Memorial Day, Jaws and the U.S.S. Indianapolis
There’s that scene in the movie Jaws, the one where Amity Island Police Chief Martin Brody, oceanographer Matt Hooper and Captain Sam Quint (played brilliantly by Robert Shaw) are all sitting around after dinner inside The Orca - the boat that ends up being too small - engaging in a friendly competition involving their various scars.
At one point, after listening to tales of close encounters with moray eels and thresher sharks, Brody looks forlornly down at his appendectomy scar and decides that it probably wouldn’t be a good idea to share. Hooper also cracks himself up when he points to his chest, which looks unblemished, and then mourns that his poor heart was broken by a girl named Mary Ellen Moffatt. The drunken humor of the scene hardly prepares one for what comes next.
When Brody asks Quint to explain the tattoo on his arm, he launches into one of the most riveting monologues in movie history - the story of the U.S.S. Indianapolis. Although Jaws is a work of fiction, there are probably some who don’t know that the story of the Indy’s doomed final mission is, tragically, very real.

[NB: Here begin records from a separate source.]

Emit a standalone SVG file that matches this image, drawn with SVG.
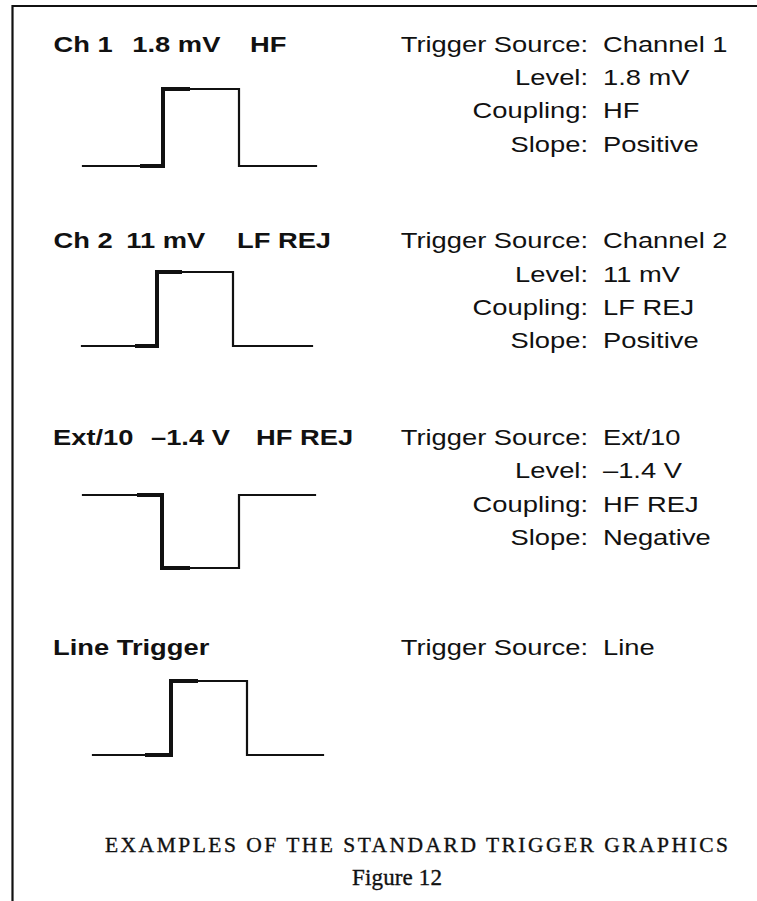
<svg xmlns="http://www.w3.org/2000/svg" width="757" height="901" viewBox="0 0 757 901">
<style>
.s{font-family:"Liberation Sans",Arial,sans-serif;font-size:22.4px;fill:#111}
.b{font-weight:bold}
.e{text-anchor:end}
.w{fill:none;stroke:#111;stroke-width:2.2;stroke-linejoin:miter;stroke-linecap:square}
.t{fill:none;stroke:#111;stroke-width:4;stroke-linejoin:miter}
.cap{font-family:"Liberation Serif","Times New Roman",serif;fill:#111;stroke:#111;stroke-width:0.35}
</style>
<rect width="757" height="901" fill="#fff"/>
<g id="frame" fill="none" stroke="#111" stroke-width="2.2">
<path d="M12.5,901 V6 H757"/>
</g>
<g id="ch1">
<path class="w" d="M83,166 H163 V89 H239 V166 H316"/>
<path class="t" d="M140,166 H163 V89 H190"/>
<g transform="scale(1.22,1)">
<text class="s b" x="43.93" y="52">Ch 1</text>
<text class="s b" x="108.44" y="52">1.8 mV</text>
<text class="s b" x="204.92" y="52">HF</text>
<text class="s e" x="481.97" y="52">Trigger Source:</text>
<text class="s" x="494.26" y="52">Channel 1</text>
<text class="s e" x="481.97" y="85">Level:</text>
<text class="s" x="494.26" y="85">1.8 mV</text>
<text class="s e" x="481.97" y="118">Coupling:</text>
<text class="s" x="494.26" y="118">HF</text>
<text class="s e" x="481.97" y="152">Slope:</text>
<text class="s" x="494.26" y="152">Positive</text>
</g>
</g>
<g id="ch2">
<path class="w" d="M82,346 H157 V272 H233 V346 H312"/>
<path class="t" d="M135,346 H157 V272 H182"/>
<g transform="scale(1.22,1)">
<text class="s b" x="43.93" y="248">Ch 2</text>
<text class="s b" x="103.52" y="248">11 mV</text>
<text class="s b" x="194.26" y="248">LF REJ</text>
<text class="s e" x="481.97" y="248">Trigger Source:</text>
<text class="s" x="494.26" y="248">Channel 2</text>
<text class="s e" x="481.97" y="282">Level:</text>
<text class="s" x="494.26" y="282">11 mV</text>
<text class="s e" x="481.97" y="315">Coupling:</text>
<text class="s" x="494.26" y="315">LF REJ</text>
<text class="s e" x="481.97" y="348">Slope:</text>
<text class="s" x="494.26" y="348">Positive</text>
</g>
</g>
<g id="ext10">
<path class="w" d="M83,495 H162 V568 H239 V495 H315"/>
<path class="t" d="M137,495 H162 V568 H190"/>
<g transform="scale(1.22,1)">
<text class="s b" x="43.44" y="445">Ext/10</text>
<text class="s b" x="123.77" y="445">–1.4 V</text>
<text class="s b" x="209.84" y="445">HF REJ</text>
<text class="s e" x="481.97" y="445">Trigger Source:</text>
<text class="s" x="494.26" y="445">Ext/10</text>
<text class="s e" x="481.97" y="478">Level:</text>
<text class="s" x="494.26" y="478">–1.4 V</text>
<text class="s e" x="481.97" y="512">Coupling:</text>
<text class="s" x="494.26" y="512">HF REJ</text>
<text class="s e" x="481.97" y="545">Slope:</text>
<text class="s" x="494.26" y="545">Negative</text>
</g>
</g>
<g id="line">
<path class="w" d="M93,755 H171 V681 H247 V755 H323"/>
<path class="t" d="M145,755 H171 V681 H198"/>
<g transform="scale(1.22,1)">
<text class="s b" x="43.44" y="655">Line Trigger</text>
<text class="s e" x="481.97" y="655">Trigger Source:</text>
<text class="s" x="494.26" y="655">Line</text>
</g>
</g>
<g id="caption">
<text class="cap" x="105" y="852" font-size="21.5" textLength="623" lengthAdjust="spacing">EXAMPLES OF THE STANDARD TRIGGER GRAPHICS</text>
<text class="cap" x="352" y="885" font-size="23" textLength="90" lengthAdjust="spacing">Figure 12</text>
</g>
</svg>
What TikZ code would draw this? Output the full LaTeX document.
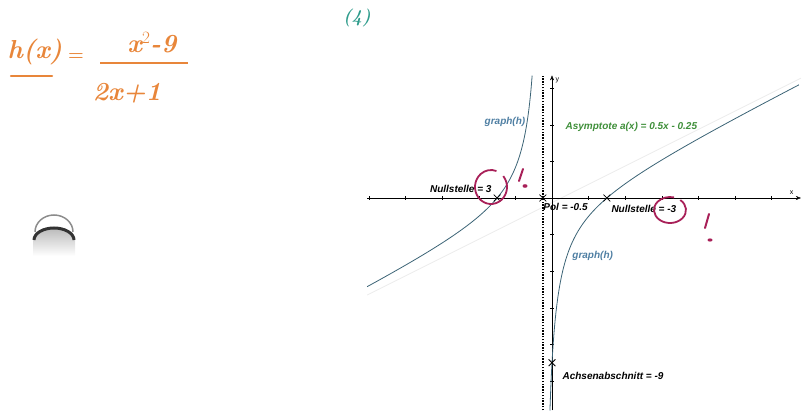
\documentclass[tikz,border=0pt]{standalone}
\usepackage{fontspec}
\usepackage{xcolor}
\usepackage{tikz}
\usetikzlibrary{positioning, arrows.meta, shapes.misc}
\newfontfamily\labelfont{Liberation Sans}
\definecolor{HandOrange}{HTML}{E8863A}
\definecolor{HandTeal}{HTML}{2F9C8C}
\definecolor{MarkRed}{HTML}{A82058}
\definecolor{GraphBlue}{HTML}{3B6375}
\definecolor{LabelBlue}{HTML}{4F7FA3}
\definecolor{AsymGreen}{HTML}{3F8F3A}
\definecolor{AsymGray}{HTML}{EBEBEB}
\definecolor{smudgeGray}{HTML}{8C8C8C}

\begin{document}
\begin{tikzpicture}[x=1pt, y=-1pt,
  hand/.style={text=HandOrange, font=\fontsize{26}{28}\selectfont\bfseries\itshape, inner sep=0pt},
  plotlabel/.style={font=\labelfont\bfseries\itshape\fontsize{10}{12}\selectfont, inner sep=1pt},
  xmark/.style={cross out, draw, thick, minimum size=6pt, inner sep=0pt},
  redmark/.style={MarkRed, line width=2pt, line cap=round}]
  \useasboundingbox (0,0) rectangle (812,417);
  % handwritten function term (orange)
  \node[hand] (hx) at (35,52) {h(x)};
  \node[hand, font=\fontsize{18}{20}\selectfont\bfseries] (eq) at (76,57) {=};
  \node[hand] (num) at (152,43) {x$^2$-9};
  \node[hand] (den) at (127,93) {2x+1};
  \draw[HandOrange, line width=1.6pt] (100,63) -- (188,63);
  \draw[HandOrange, line width=2.5pt, line cap=round] (11,76) -- (52,76);
  % task number
  \node[text=HandTeal, font=\fontsize{18}{20}\selectfont\bfseries\itshape] (task) at (357,18) {(4)};
  % scan smudge at the left
  \shade[top color=smudgeGray!60, bottom color=white] (33,240) arc[start angle=180, end angle=360, x radius=21, y radius=12] -- (75,256) -- (33,256) -- cycle;
  \draw[smudgeGray, line width=1.5pt] (35,232) arc[start angle=180, end angle=360, x radius=19, y radius=17];
  \draw[black!80, line width=3pt] (34,240) arc[start angle=180, end angle=360, x radius=20, y radius=12];
  % coordinate system of h
  \begin{scope}[shift={(552,198)}, x=18.3pt, y=18.3pt]
    \def\xmin{-10.1}\def\xmax{13.6}\def\ymin{-11.6}\def\ymax{6.7}
    % asymptote (faint)
    \draw[AsymGray, thick] (\xmin,{0.5*\xmin-0.25}) -- (\xmax,{0.5*\xmax-0.25});
    % axes with ticks
    \draw[-{Stealth[length=5pt, width=4pt]}] (\xmin,0) -- (\xmax,0);
    \draw[-{Stealth[length=5pt, width=4pt]}] (0,\ymin) -- (0,\ymax);
    \foreach \t in {-10,-8,...,-2,2,4,...,12} \draw (\t,0.1) -- (\t,-0.1);
    \foreach \t in {-10,-8,...,-2,2,4,6} \draw (0.1,\t) -- (-0.1,\t);
    \node[font=\labelfont\fontsize{7}{8}\selectfont] (xlab) at (13.1,0.3) {x};
    \node[font=\labelfont\fontsize{7}{8}\selectfont] (ylab) at (0.3,6.45) {y};
    % pole line
    \draw[dash pattern=on 1.4pt off 1.4pt, line width=1.3pt] (-0.5,\ymin) -- (-0.5,\ymax);
    % both branches of h
    \draw[GraphBlue, thick, domain=-10.1:-1.085, samples=150, smooth] plot (\x, {(\x*\x-9)/(2*\x+1)});
    \draw[GraphBlue, thick, domain=-0.113:13.5, samples=250, smooth] plot (\x, {(\x*\x-9)/(2*\x+1)});
    % marked points
    \node[xmark] (zl) at (-3,0) {};
    \node[xmark] (pol) at (-0.5,0) {};
    \node[xmark] (zr) at (3,0) {};
    \node[xmark] (ya) at (0,-9) {};
    % labels
    \node[plotlabel, above left=1pt and 1pt of zl] (lblNsL) {Nullstelle = 3};
    \node[plotlabel, below right=1pt and -4pt of pol] (lblPol) {Pol = -0.5};
    \node[plotlabel, below right=3pt and 0pt of zr] (lblNsR) {Nullstelle = -3};
    \node[plotlabel, below right=5pt and 6pt of ya] (lblAchse) {Achsenabschnitt = -9};
    \node[plotlabel, text=LabelBlue] (lblGraphL) at (-2.57,4.15) {graph(h)};
    \node[plotlabel, text=LabelBlue, anchor=west] (lblGraphR) at (1.05,-3.17) {graph(h)};
    \node[plotlabel, text=AsymGreen, anchor=west] (lblAsym) at (0.68,3.88) {Asymptote a(x) = 0.5x - 0.25};
  \end{scope}
  % teacher's marks (red)
  \draw[MarkRed, line width=1.8pt] (491,187) ++(-40:16 and 17) arc[start angle=-40, end angle=290, x radius=16, y radius=17];
  \draw[redmark] (523,169) -- (519,181);
  \fill[MarkRed] (525,186) ellipse (2.5 and 1.8);
  \draw[MarkRed, line width=1.8pt] (670,210) ++(-50:16 and 13) arc[start angle=-50, end angle=285, x radius=16, y radius=13];
  \draw[redmark] (709,214) -- (705,228);
  \fill[MarkRed] (710,240) ellipse (2.5 and 1.6);
\end{tikzpicture}
\end{document}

Seeing Jaws when it first came out in 1975 - on a family vacation to the beach, no less - was when I learned that my father’s first cousin was a crew member on the Indianapolis. Unfortunately, he wasn’t one of the lucky ones.
My dad was only about nine years old at the end of World War II, so he never knew Albert R. Kelly, S2 (Seaman Second Class) all that well, but Albert and his parents, Julie and Joe, lived just a couple of doors down from my dad’s family on Flowerdale Avenue in Cleveland, Ohio.
Listening to Quint tell of his harrowing ordeal, I find it quite chilling that he mentions encountering a dead shipmate from Cleveland while waiting to be rescued. Although the name is different - and there is, in fact, no Herbie Robinson listed as a crew member on the Indy - the description of the fate of this fictional young man from my hometown gives me pause. I wonder if this could have happened to Albert.